I expected Katherine Angel’s Unmastered to be more my cup of tea, bookwise. I was certainly predisposed to trust a Katherine more than a Daniel on the topic of female desire. Angel raises familiar anxieties about being female and sexual: the pressure to be silent, pleasing, sexy but not too sexy, and never greedy. But she doesn’t connect them to her own sexual reveries, and her feminism doesn’t seem to impede her pleasure with her dream guy. She shyly asks him to rough her up, and his response is “pitch-perfect”: He won’t do it right then, on command, but he ambushes her later when she’s not expecting it. It is as sublime as she had hoped, unclouded by feminist guilt. I was left wondering, Then what’s the problem here, exactly?—and I hungered for more quoted insights from Sontag and Woolf.

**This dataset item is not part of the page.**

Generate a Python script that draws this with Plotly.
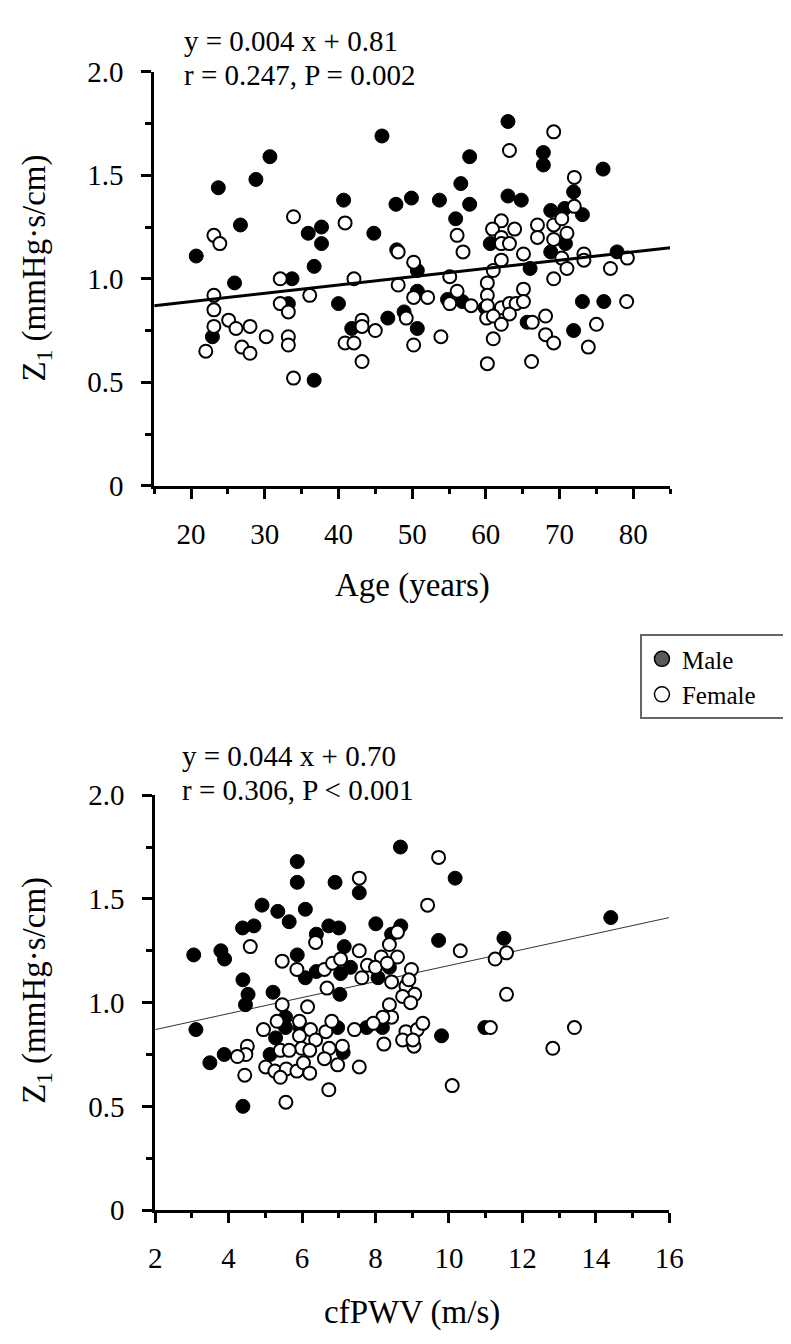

Angel doesn’t connect the personal with the political, while Bergner peddles a new strain of animal-based essentialism: We’re nothing like those Dutiful Wives—we’re all Bonobos. But both books raise the right questions. Every woman’s sexual self is patrolled by a bewildering array of good and bad cops—our parents, our religions, our femininity, our feminism, our fear of being undesirable, our training in pleasing and making others comfortable, and a culture that’s subtly or not-so-subtly misogynistic. We need to turn the spotlight around and inter-rogate them all, along with all the “experts” who historically have used their science to keep our sex, and our sexuality, in its place.
We need to question anyone who seeks to explain us to ourselves. For example, are we all on board with the idea, which Bergner unmistakably implies, that to have more “masculine” sex is progress—that we’ll be happier if we all embrace stranger-sex and exult in the hunt and the conquest, or if we scavenge for a new hot thing when the sex cools off? Would buying sexual services enhance our sexuality—does that way lie liberation?

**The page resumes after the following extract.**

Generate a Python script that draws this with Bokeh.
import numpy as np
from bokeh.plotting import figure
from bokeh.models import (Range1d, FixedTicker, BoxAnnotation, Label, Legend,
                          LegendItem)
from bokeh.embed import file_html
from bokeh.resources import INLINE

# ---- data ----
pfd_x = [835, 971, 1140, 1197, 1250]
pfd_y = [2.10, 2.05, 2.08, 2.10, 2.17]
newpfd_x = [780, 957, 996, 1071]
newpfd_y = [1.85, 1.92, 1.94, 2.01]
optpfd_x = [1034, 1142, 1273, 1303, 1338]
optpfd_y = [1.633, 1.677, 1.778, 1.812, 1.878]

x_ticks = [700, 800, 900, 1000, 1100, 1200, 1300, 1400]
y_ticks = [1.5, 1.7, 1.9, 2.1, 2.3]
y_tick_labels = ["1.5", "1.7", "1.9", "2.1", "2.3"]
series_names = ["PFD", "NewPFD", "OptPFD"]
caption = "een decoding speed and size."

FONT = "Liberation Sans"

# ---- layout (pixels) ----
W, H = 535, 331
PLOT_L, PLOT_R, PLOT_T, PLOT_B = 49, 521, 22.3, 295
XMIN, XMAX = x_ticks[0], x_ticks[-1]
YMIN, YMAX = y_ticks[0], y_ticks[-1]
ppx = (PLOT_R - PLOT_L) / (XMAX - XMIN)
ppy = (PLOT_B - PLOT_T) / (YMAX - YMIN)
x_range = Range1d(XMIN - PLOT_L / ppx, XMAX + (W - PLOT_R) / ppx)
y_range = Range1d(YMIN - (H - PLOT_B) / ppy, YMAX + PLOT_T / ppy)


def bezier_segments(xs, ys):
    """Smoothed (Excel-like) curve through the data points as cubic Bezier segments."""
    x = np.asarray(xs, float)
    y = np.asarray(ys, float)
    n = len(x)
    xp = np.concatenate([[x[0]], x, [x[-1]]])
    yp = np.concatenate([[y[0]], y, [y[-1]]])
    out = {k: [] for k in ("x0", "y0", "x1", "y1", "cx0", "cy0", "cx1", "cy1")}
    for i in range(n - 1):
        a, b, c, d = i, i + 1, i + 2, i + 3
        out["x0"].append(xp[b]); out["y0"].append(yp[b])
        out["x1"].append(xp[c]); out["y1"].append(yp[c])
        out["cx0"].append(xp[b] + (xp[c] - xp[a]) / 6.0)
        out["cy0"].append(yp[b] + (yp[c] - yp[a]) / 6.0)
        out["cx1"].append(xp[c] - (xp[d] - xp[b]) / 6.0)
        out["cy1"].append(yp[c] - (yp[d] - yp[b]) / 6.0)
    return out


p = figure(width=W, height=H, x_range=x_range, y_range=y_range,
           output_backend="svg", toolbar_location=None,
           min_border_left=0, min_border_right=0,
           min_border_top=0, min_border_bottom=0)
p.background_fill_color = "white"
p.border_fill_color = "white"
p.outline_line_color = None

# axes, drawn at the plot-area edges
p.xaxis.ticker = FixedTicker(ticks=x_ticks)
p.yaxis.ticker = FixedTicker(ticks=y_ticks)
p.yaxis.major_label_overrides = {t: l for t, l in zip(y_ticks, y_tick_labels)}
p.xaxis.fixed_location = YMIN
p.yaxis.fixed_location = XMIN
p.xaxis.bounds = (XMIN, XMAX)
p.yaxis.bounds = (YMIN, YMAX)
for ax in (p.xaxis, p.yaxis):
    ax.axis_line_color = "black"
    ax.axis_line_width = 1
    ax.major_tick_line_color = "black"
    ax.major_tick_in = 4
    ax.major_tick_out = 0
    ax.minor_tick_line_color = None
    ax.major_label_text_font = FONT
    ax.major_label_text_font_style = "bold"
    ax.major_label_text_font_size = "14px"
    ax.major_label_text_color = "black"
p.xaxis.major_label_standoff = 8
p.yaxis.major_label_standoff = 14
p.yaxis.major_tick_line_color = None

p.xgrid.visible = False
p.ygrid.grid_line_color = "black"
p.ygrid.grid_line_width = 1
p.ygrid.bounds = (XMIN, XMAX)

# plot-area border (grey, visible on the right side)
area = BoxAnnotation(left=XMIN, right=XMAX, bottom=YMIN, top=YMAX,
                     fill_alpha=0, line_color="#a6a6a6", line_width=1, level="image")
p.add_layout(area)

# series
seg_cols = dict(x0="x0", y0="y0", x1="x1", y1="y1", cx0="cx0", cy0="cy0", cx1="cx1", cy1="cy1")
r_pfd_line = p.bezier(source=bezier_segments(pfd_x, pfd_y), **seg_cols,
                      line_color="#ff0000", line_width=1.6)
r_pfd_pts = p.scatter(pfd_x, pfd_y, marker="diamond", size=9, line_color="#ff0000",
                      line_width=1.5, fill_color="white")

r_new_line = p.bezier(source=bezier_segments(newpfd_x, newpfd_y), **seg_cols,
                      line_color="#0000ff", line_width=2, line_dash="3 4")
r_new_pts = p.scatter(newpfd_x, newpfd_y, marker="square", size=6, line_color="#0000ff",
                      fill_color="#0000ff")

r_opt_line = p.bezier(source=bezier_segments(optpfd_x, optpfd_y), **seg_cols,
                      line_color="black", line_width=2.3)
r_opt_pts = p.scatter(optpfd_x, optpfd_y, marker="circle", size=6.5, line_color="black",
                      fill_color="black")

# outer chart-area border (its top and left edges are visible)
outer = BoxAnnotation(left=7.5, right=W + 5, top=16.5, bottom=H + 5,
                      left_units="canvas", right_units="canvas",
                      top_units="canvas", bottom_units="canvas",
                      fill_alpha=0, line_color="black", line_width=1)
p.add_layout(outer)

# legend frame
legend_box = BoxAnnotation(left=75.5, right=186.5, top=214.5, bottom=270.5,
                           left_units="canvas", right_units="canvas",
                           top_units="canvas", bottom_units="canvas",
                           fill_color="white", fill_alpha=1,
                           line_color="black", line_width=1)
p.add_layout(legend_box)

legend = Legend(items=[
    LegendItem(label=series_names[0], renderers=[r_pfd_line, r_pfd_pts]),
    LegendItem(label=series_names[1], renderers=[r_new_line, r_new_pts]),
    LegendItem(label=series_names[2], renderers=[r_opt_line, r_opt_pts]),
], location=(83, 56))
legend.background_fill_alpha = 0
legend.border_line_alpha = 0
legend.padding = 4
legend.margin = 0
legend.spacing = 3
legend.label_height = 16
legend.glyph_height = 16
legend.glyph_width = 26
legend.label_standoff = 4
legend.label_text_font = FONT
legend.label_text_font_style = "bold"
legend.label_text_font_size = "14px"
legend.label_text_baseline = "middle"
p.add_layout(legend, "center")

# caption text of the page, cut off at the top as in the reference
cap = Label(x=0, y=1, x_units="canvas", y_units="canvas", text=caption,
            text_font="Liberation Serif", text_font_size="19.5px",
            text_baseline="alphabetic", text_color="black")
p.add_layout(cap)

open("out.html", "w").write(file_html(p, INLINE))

Might it be possible to ignore the clamor of other voices and listen instead to ourselves and our lovers? Is it Victorian to suggest that discovering your freest sexual self might be connected to trusting, liking, and—sorry, Bergner—maybe loving the person you sleep with? Angel cocreated a relationship where kink could bloom organically, pushing back the censors and finding heat in the contradictions and the defiance. We don’t need to censor our lust. We know this intellectually but can’t quite believe it, and so we keep defaulting to outside opinions of what’s “normal” or “natural.”
The important questions about sex for women are not category questions—because who feels sexually normal, consistent, or classifiable? Anybody else a little bit Dutiful Wife and a little bit Bonobo? Some mix, however subtle or implicit, of straight and gay? Anybody else occasionally surprised by what she wants? “What do women want?” is a terrible thing to have to worry about. It distracts from the only two questions that do matter in sex: What do I want, and what do you want?